Also wir setzen fast ausschließlich Umrichter - sowohl FU als auch Servoumrichter - von der Firma Stöber ein. Aus die passenden Motore werden von der Firma bezogen. 
Was mich an dem Hersteller begeistert ist der relativ kompakte Aufbau sowie die sehr leicht zu parametrierende Software, die es nebenbei kostenlos zum Downloaden gibt.
Aus die Einbindung in eine Profibus-Umgebung ist sehr einfach, sodass und dieser Hersteller überzeugt hat.

Viele Grüße, Tobias

www.stoeber.de


----------



## Propheteus (4 August 2005)

Hi ESch

Wir setzen Standartmäßig Umrichter von Schneider Electric ein
Da kann man einen Rabatt bis 50 % auf Liste bekommen.
Auch die Parametrierung ist sehr einfach und auch über RS 232
möglich . Solltest du Preise benötigen , melde dich einfach

Bis denn  , Gerd


----------



## Ralle79 (23 August 2005)

Hallo!
Habe mal entsprechend Angebote eingeholt.

Moeller wäre in meinem Fall das günstigste! 

Gibt es Einwände einen Moeller zu nehmen?

Preislich gefolgt von Toschiba und dann Siemens. Wobei bei Siemens ein Panel dazu kommt und kein Poti dabei ist. Moeller und Toshiba haben dies integriert!


----------



## MSB (23 August 2005)

Gegen Möller spricht im normalfall also nichts habe allerdings erst einen als Erfahrungswert.

In einer Anlage die ich programmiert habe läuft jetzt einer seit ca. 3 Jahren,
mit Laufzeiten von ca. 5 - 15 Stunden Täglich ohne Probleme.
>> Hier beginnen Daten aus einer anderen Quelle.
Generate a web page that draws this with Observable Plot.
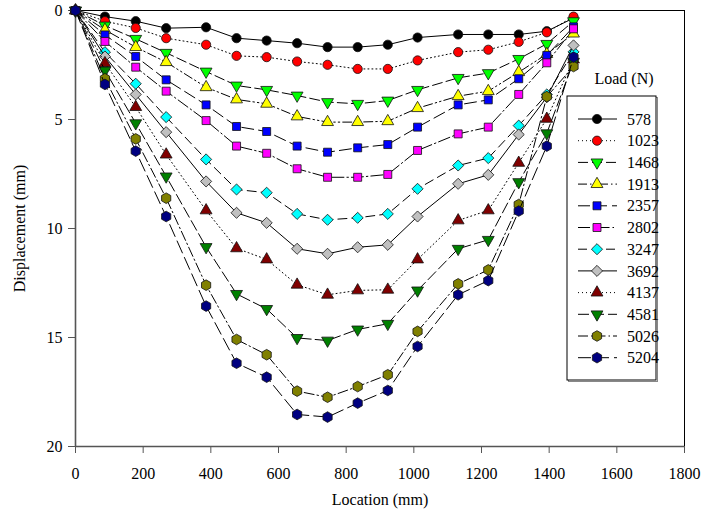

Und dies trotz einer vom Schaltanlagenbauer "unschönen" Ausschaltung über Vorschütz.

Mfg
Manuel


----------



## CAD-vins (28 August 2005)

:wink: ichhabauchnochnvorschlag
Es wurden soviele Namen genannt - aber Mitsubishi fehlt bislang. Mußte ich mal zeichnerisch einsetzen, deshalb weiss ich nichts über die Probleme und Preise, aber da gibt es auch alles aus einer Hand, auch verschiedene SPS. Lass dir mal eine Katalog-CD zuschicken.
Gruß CAD-vins


----------



## Propheteus (29 August 2005)

Hallo ESch

3 KW Umrichter  für Drehstrommotoren 3x 240 V~
gibt's bei Schneider Electric bei etwas Verhandlungsgeschick
schon ab 300 €
viel Spass beim  Verhandeln
Gerd


----------



## Anonymous (15 September 2005)

Hallo,
wir setzen Schneider Electric's Altivar's ein, die sollten günstig zu haben sein und sind übersichtlich programmierbar.
Ausserdem wird ein schneller und kompetenter Service geboten.
Info's bei 02102/404-6132


----------



## Anonymous (21 September 2005)

Schneider electric altivar sind sehr einfach zu beschalten, preiswert und zuverlässig, Lenze umfangreich parametrierbar, noch preislich im Rahmen und viele Vertretungen, Siemens dito, aber teilweise sehr umständlich zu parametrieren. 
Ein Danfoss läuft in einer Kundenmaschine seit 13 Jahren, 3 Schichten rund um die Uhr an seiner Nennleistung - und er funktioniert tadellos :shock:


----------